Spooked investors may be unwilling to invest in the stock market, but many financial advisers aren't trying to change their clients' thinking on the subject.
Indeed, some advisers are happy to play along, keeping clients in cash or chasing trends such as gold, one adviser said.
“My experience in watching a lot of advisers is, they will do what the client tells them, even if it is imprudent, just to keep the client,” said Mark Matson, chief executive of Matson Money Inc., an investment advisory firm that manages just over $3.1 billion.
ADVISERS “PANICKED'
After the 2008 market crash, “what I saw most advisers do was co-sign dysfunctionality and go to cash,” he said.
Mr. Matson thinks that advisers “panicked” right along with their clients after the market crash that brought market indicators down about 50% between September 2007 and March 2009.
He has written a book promoting a return to asset allocation with regular re-balancing, and is launching a television program on public television to educate people about the issue, which he said is a problem for advisers almost as much as for investors.
Over the long run, most investors need to allocate some of their portfolio to stocks or they will miss out on market gains, Mr. Matson said.
Asset allocation “sounds really simple and easy to understand, but it is almost impossible to do” for both investors and advisers, he said.

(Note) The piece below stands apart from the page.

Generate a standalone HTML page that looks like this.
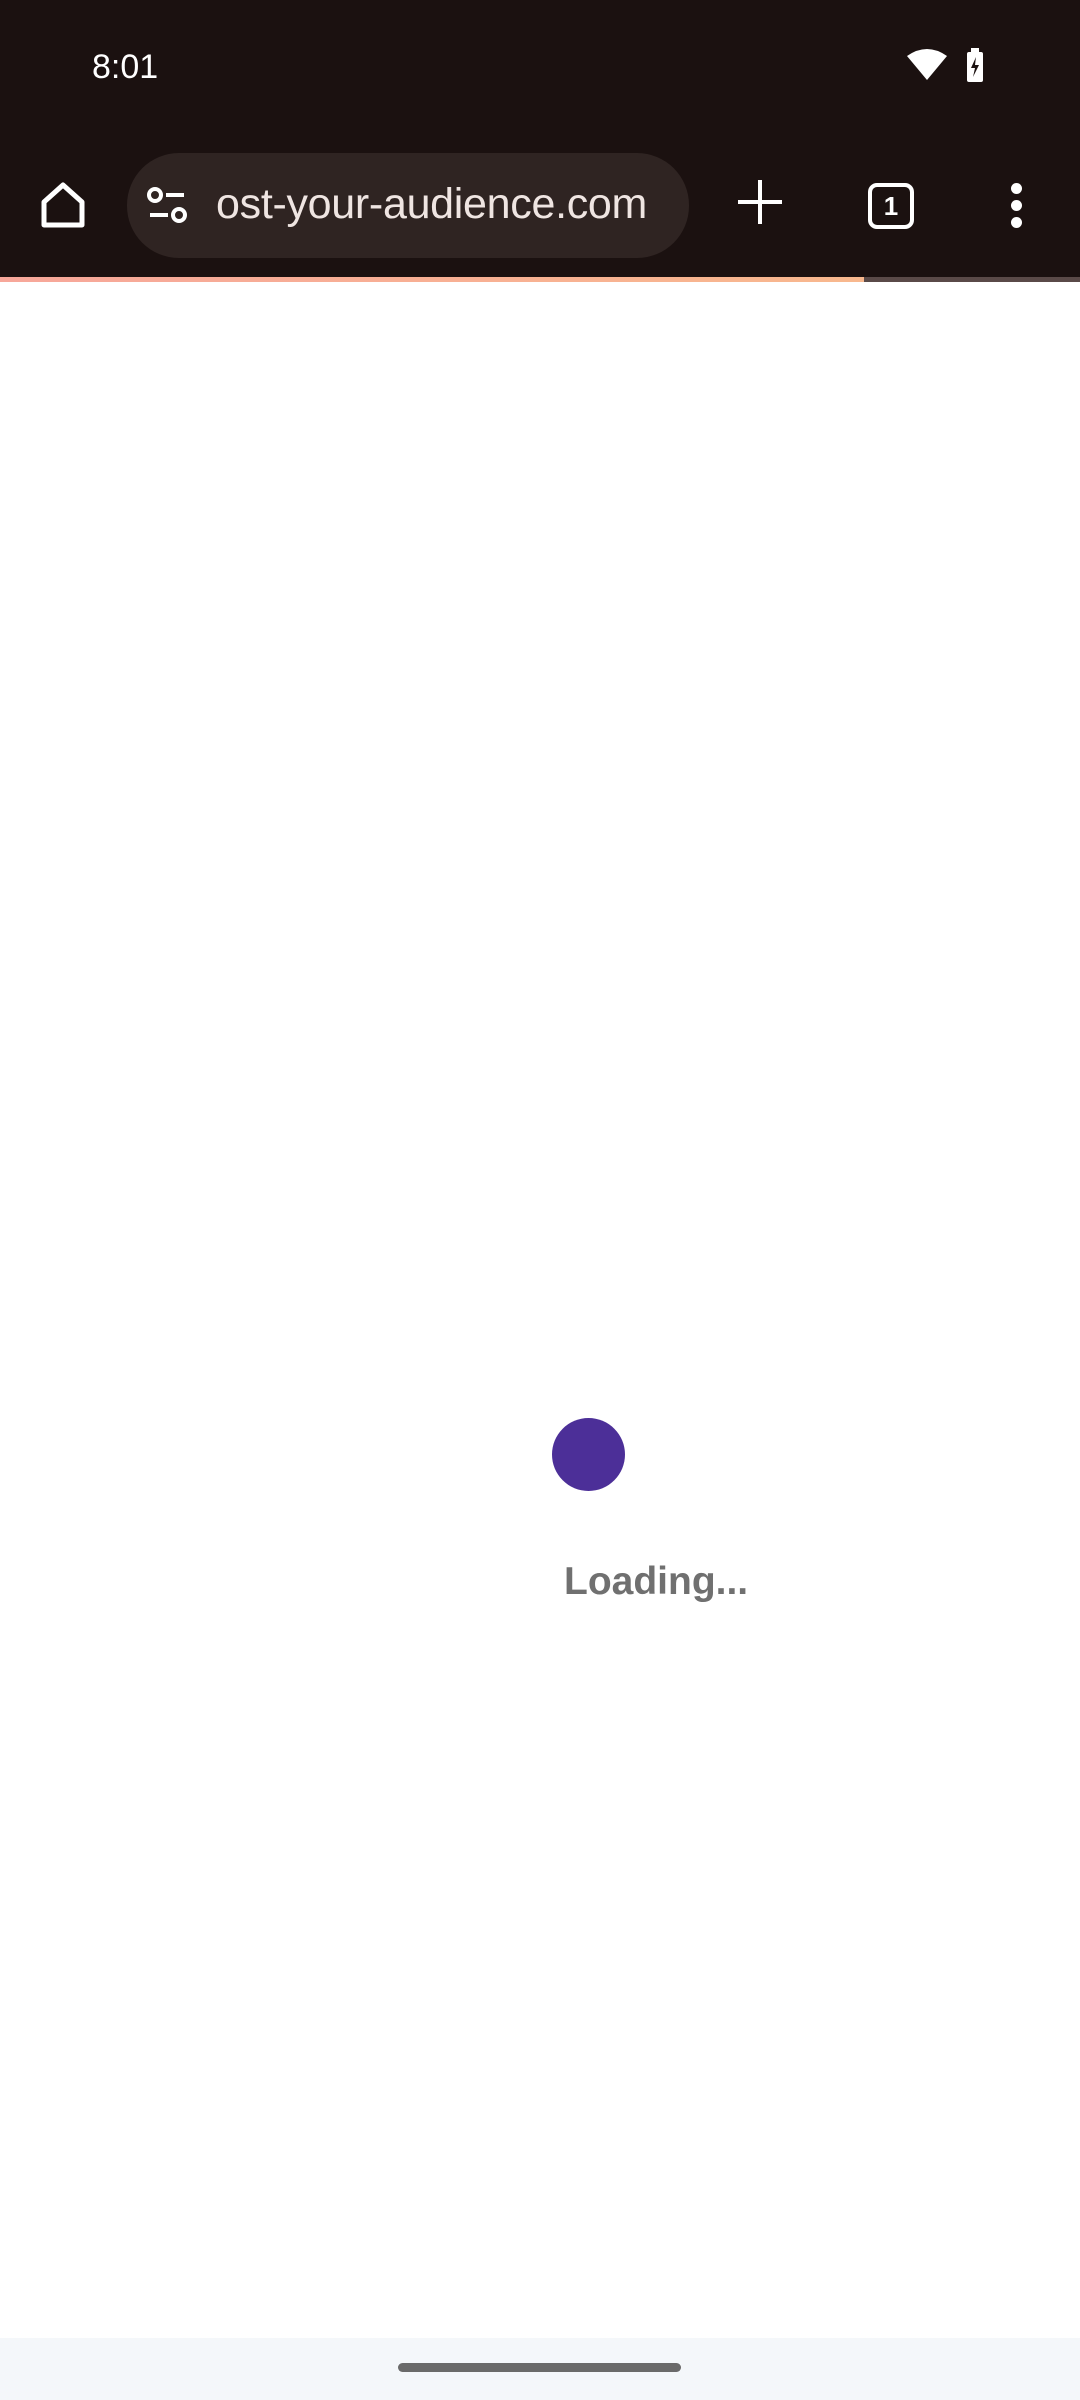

“It is because of emotions, instinct and perception biases, multiplied by the media,” Mr. Matson said.
“I had one adviser with $25 million who called us in March of 2009 and said, "This is Armageddon; we have to go to cash,'” he said. “I called it market timing.”
Lately, the same mentality has advisers overweighting their clients in gold, trying to make money on the precious metal's surge, Mr. Matson said.
“It is like tech stocks in 1998, when they took off for four years in a row” before they ended up crashing, he said.
“So many people are trying to prognosticate,” Mr. Matson said.
And many investors still are stuck in cash, with advisers who are fearful of pushing too hard to return to the market.
“The client said, "If you don't move me to cash, I'll leave,'” Mr. Matson said. “But the investor is the one who gets hurt.”